Cara-Ann Simpson (right) and a prototype of the Geodesic Sound Helmet

Deborah Fels and David Bobier, the first a professor at Ryerson university, the second an artist whose personal experience engaged him with the world of the hearing impaired, presented their prototype, the Emoti-Chair, a prototype that allows deaf and hearing impaired to "listen" by feeling the vibration of the music while sitting on a specially fitted chair. while similar to many other attempts to substitute one sense for another, the Emoti-Chair is of particular interest for its complexity that enable a variety of sounds carrying different typologies and variations of pitch to translate into ad hoc vibrations. in this way, the hearing impaired is no longer condemned to sense music through the selective  vibration of low pitches (the bass), but through a much richer variety of variations.

 

 

Daryn Bond's Harmonic Matrix

 

 

As I mentioned before, despite the diversity of topics proposed by the projects featured in this year' festival edition, the similarities are stunning.

it is as if the works by the most disparate artists/scientists/geeks were engaged in a sustained and coherent dialogue.
In general, in all the presentations, beside a certain propensity and desire to question  and re-elaborate established discourses about  current art, technologies and science, one could identify specific directions towards displacing such given tools or discourses and relocating them somewhere else through a sometimes simple, though unexpected mechanism of translation. such mechanism is able to shed a novel light on technologies and scientific phenomena that we usually take for granted and that we would probably never think of re-shaping to perform completely different, or even disruptive tasks.

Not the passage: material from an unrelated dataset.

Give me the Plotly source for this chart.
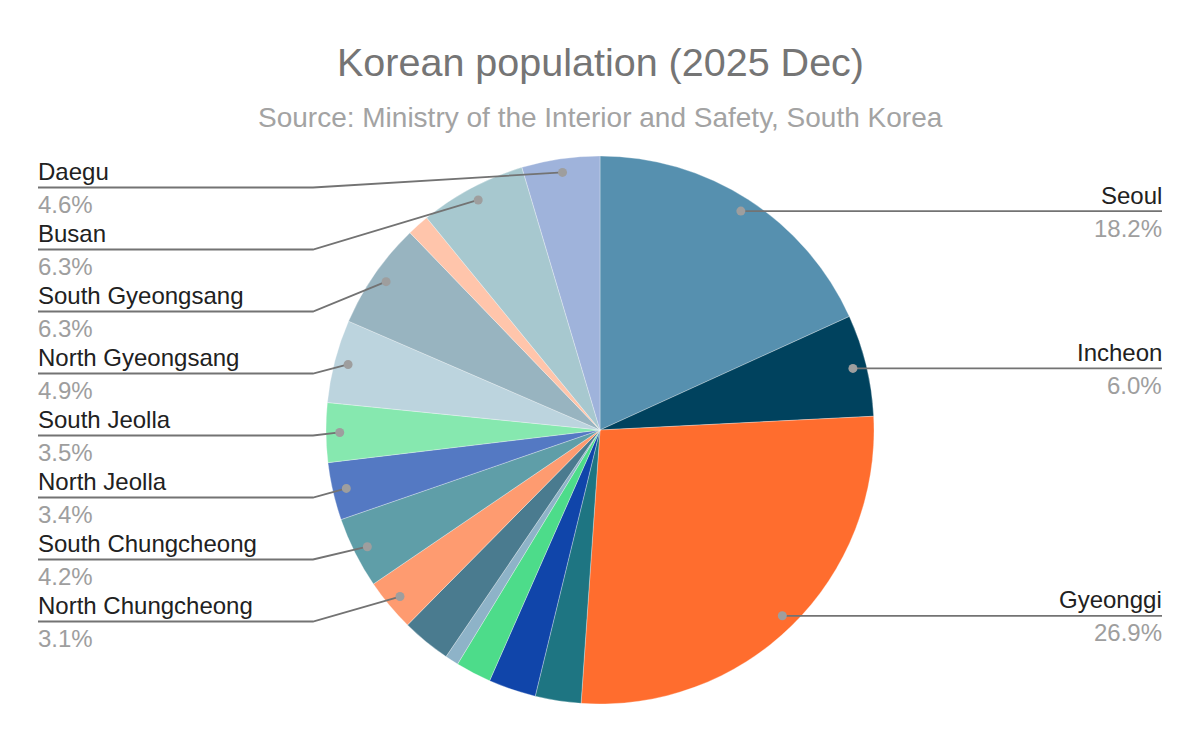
import math
import plotly.graph_objects as go

# ---- data ----
regions = ["Seoul", "Incheon", "Gyeonggi", "Gwangju", "Daejeon", "Ulsan", "Sejong", "Gangwon",
           "North Chungcheong", "South Chungcheong", "North Jeolla", "South Jeolla",
           "North Gyeongsang", "South Gyeongsang", "Jeju", "Busan", "Daegu"]
shares = [18.2, 6.0, 26.9, 2.7, 2.8, 2.1, 0.8, 2.9,
          3.1, 4.2, 3.4, 3.5, 4.9, 6.3, 1.3, 6.3, 4.6]
colors = ["#5690af", "#00425e", "#ff6d2e", "#1e7582", "#1045aa", "#4ddc8a", "#8eb3c8", "#4a7b8f",
          "#fe9b70", "#5f9ea8", "#5479c3", "#86e8af", "#bcd4de", "#98b4c0", "#ffc5ab", "#a7c8cf", "#9fb3db"]
right_labeled = ["Seoul", "Incheon", "Gyeonggi"]
left_labeled = ["Daegu", "Busan", "South Gyeongsang", "North Gyeongsang",
                "South Jeolla", "North Jeolla", "South Chungcheong", "North Chungcheong"]
title_text = "Korean population (2025 Dec)"
subtitle_text = "Source: Ministry of the Interior and Safety, South Korea"

# ---- geometry (pixels) ----
W, H = 1200, 742
CX, CY, R = 600, 430, 274
ANCHOR_R = 0.95 * R
FONT = "Liberation Sans, Arial, sans-serif"


def px(x):
    return x / W


def py(y):
    return 1 - y / H


total = sum(shares)
mid = {}
cum = 0.0
for name, v in zip(regions, shares):
    mid[name] = (cum + v / 2) / total * 2 * math.pi
    cum += v
pct = {n: v / total * 100 for n, v in zip(regions, shares)}


def anchor(name):
    a = mid[name]
    return CX + ANCHOR_R * math.sin(a), CY - ANCHOR_R * math.cos(a)


fig = go.Figure(go.Pie(
    labels=regions, values=shares, sort=False, direction="clockwise", rotation=0,
    marker=dict(colors=colors, line=dict(color="rgba(255,255,255,0.5)", width=0.6)),
    textinfo="none", hoverinfo="label+percent", showlegend=False,
    domain=dict(x=[px(CX - R), px(CX + R)], y=[py(CY + R), py(CY - R)]),
))

shapes = []
annotations = []
LINE_COL = "#737373"
DOT_COL = "#9e9e9e"
NAME_COL = "#212121"
PCT_COL = "#9e9e9e"
DOT_R = 4.5


def dot(x, y):
    shapes.append(dict(type="circle", xref="paper", yref="paper",
                       x0=px(x - DOT_R), x1=px(x + DOT_R), y0=py(y + DOT_R), y1=py(y - DOT_R),
                       fillcolor=DOT_COL, line=dict(width=0)))


def labels(name, x, ly, anchor_x):
    annotations.append(dict(text=name, x=px(x), y=py(ly - 16), xref="paper", yref="paper",
                            xanchor=anchor_x, yanchor="middle", showarrow=False,
                            font=dict(family=FONT, size=24, color=NAME_COL)))
    annotations.append(dict(text=f"{pct[name]:.1f}%", x=px(x), y=py(ly + 17), xref="paper", yref="paper",
                            xanchor=anchor_x, yanchor="middle", showarrow=False,
                            font=dict(family=FONT, size=24, color=PCT_COL)))


# right side labels
RIGHT_X = 1162
for name in right_labeled:
    ax, ay = anchor(name)
    shapes.append(dict(type="line", xref="paper", yref="paper", x0=px(ax), y0=py(ay),
                       x1=px(RIGHT_X), y1=py(ay), line=dict(color=LINE_COL, width=1.8)))
    dot(ax, ay)
    labels(name, RIGHT_X + 2, ay, "right")

# left side labels
LEFT_X, ELBOW_X, TOP_Y, STEP = 38, 313, 187.5, 62
for i, name in enumerate(left_labeled):
    ax, ay = anchor(name)
    ly = TOP_Y + STEP * i
    shapes.append(dict(type="path", xref="paper", yref="paper",
                       path=f"M {px(ax)},{py(ay)} L {px(ELBOW_X)},{py(ly)} L {px(LEFT_X)},{py(ly)}",
                       line=dict(color=LINE_COL, width=1.8)))
    dot(ax, ay)
    labels(name, LEFT_X - 2, ly, "left")

annotations.append(dict(text=title_text, x=0.5, y=py(62), xref="paper", yref="paper",
                        xanchor="center", yanchor="middle", showarrow=False,
                        font=dict(family=FONT, size=39.5, color="#757575")))
annotations.append(dict(text=subtitle_text, x=0.5, y=py(117), xref="paper", yref="paper",
                        xanchor="center", yanchor="middle", showarrow=False,
                        font=dict(family=FONT, size=28, color="#a3a3a3")))

fig.update_layout(width=W, height=H, margin=dict(l=0, r=0, t=0, b=0),
                  paper_bgcolor="white", plot_bgcolor="white",
                  shapes=shapes, annotations=annotations)

fig.write_html("out.html")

This was the case of Jennifer's Willet, who developed her idea of ecology by physically relocating organisms from an enclosed controlled world to a hybrid and diverse environment; it was the case of Phenomena whose collection of video transformed the way we see natural phenomena, mathematical formulas and chemical reactions, by passing them through the eyes of the artists.

 It is also the case of Julian Oliver's new work, Newstweets, which has recently awarded the Golden Nica at Ars Electronica. the idea here is simple, as it simultaneously manages to jam the news and to encourage a more attentive and proactive approach to todays ubiquitous media .  His work is a word of caution that draw attention to the way networks are anything but trustworthy.

 



A simple device taking the form of an innocuous wall plug casually inserted in the walls of hotspot locations (such s Starbucks coffee and other locations that provide free access to the Web),  Newstweek allows to produce and disseminate manipulated news red on a variety of portable devices. In addition to potentially generating news chaos, this device makes us reflect on today's confidence in the information that flows online and on the sense of security and lack of awareness that we have developed when we innocently check our phone messages or browse news and other websites. Furthermore, by encouraging the user to build his/her own plug out of fairly simple material, it fosters a DIY culture committed to  challenging the authority of free information flow: a perfect device able to shatter our ignorance regarding the way technologies really work and their manipulative function and sneakyness.  

On a different topic, but maintaining a similar attitude, and surprisingly resonating with the issue of species transference and, thus, to Willet's earlier intervention, Patrick Lichty's (a.k.a Man Michinaga) art historical exploration of the art projects produced in virtual worlds such as Second Life, asks how we can use a virtual space that provides a number of potentials in ways that the physical space won't allow.